Akureyri to Siglufjordur through a stop-over at Hrisey

It is almost with sadness that we left the welcoming town of Akureyri behind us, starting with the chidren who had an amazing time in the wonderful pool of mineral water heated at 30 degrees, with tobbogans and hot tubes at 43 degrees. The children discovered with delight that whilst being a rather cold country, Iceland had plenty of hot water everywhere and water was what to look for and so do they….look for tools everywhere we stop.

Akureyri is the vibrant second biggest city in Iceland and is very proud of its cathedral, museum and botanic garden which surprised us by its size and diversity. Akureyri is also the home town of Jon ‘Nonni’ Sveinsson, a Jesuit priest, who wrote 12 novels for young readers, translated in more than 40 languages, with millions of copies sold all over the world. We have been looking (with no luck yet) for one of his best titles ‘adventure in the Arctic’ to which we believe the kids may be able to relate….


Icelanders are very literate and proud of the richness of their literature, poetry, folk music and mythology (sagas). This is a country where the literacy rate is the highest in the world, the natality rate the highest in Europe and the life expectancy the longest in the world. A lot of great records for this small nation of only 325,000 people. There are more French people in London than Icelanders in the world. As we walked along the small roads of Akureyri, the coffee-bookshops were full of young people, cellists were playing in the streets and artists were painting on the walls.

We had the pleasure of the visit of Siggi on board Boreal. Siggi is a new friend of Guillaume, whom he met through he met through the London Arctic club’s connection. Siggi is a bit of a legend in Akureyri and at the London Arctic club as he used to be an Icelandair chief pilot flying expeditions from Iceland to Greenland, landing on glaciers with his Twin Otter through the seasons. 

As we left Akurery, we sailed down the magnificient and ever ending Eyjafjordur, surronded on either side by a sloping wall of snow-capped mountains. Although touristic shipping companies proudly state that there is a 100 percent chance to spot whales in the fjord, we did not see any to everyone’s disapointment. In the Spitzberg last year, we had to wait until our last day to see polar bears, let us hope that we won’t have to wait so long here to see whales.
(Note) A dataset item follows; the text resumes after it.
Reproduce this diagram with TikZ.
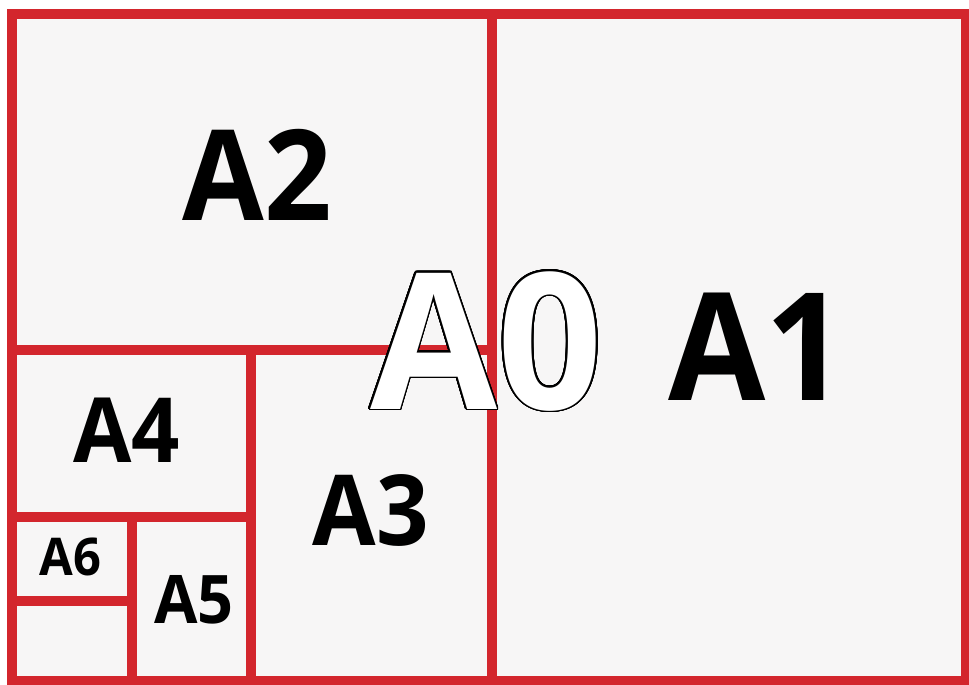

As the weather was wet and cold we decided to stop at Hrisey, a flat, green island towards the top of Eyjafjordur. After a good night sleep, we went for a walk around the island. The landscape over the sea and fjord was simply magificient and peaceful. The island is a bird protected area which means that we walked at the sound of the dozens of birds tweeting and twirling around us. There was a special place for relaxation and search for inner peacefulness and energy, which I would have liked to enjoy, but the kids had spotted another 30 degrees local pool and were running to the boat to get their swimming costumes.

Another swimming time later, we were off for Siglfjordur, the biggest northerer town of Iceland, at the top left end of the fjord. We were religiously looking for whales as we sailed ahead with no luck. After a while and ad we get bord watching for whales, Guillaume spotted sholls with plenty of agitation. We stopped by and took out the fishing rod. 2 minites later Guillaume caught a 2.5 kg cod (30 euros the kilo in Paris my mother said!) which took us a while to keep still. Any further details would not be particularly pleasant so we will stop there!


Siglufjordur is well known for having being a huge international herring fishing center in the fifties….we had a phantomatic arrival at the small harbour under the fog and between the drizzle drops to discover a tiny colourful village at the bottom of a mountain. A dazzling giant cross is looking after the village graveyard and the life is organised around tourism and fishing. The herring museum (I would not have thought I would have ever visited such a museum) is worthwhile an hour or two as it shows how the life used to be here between 1939 and 1955 with a huge herring fishing and processing industry.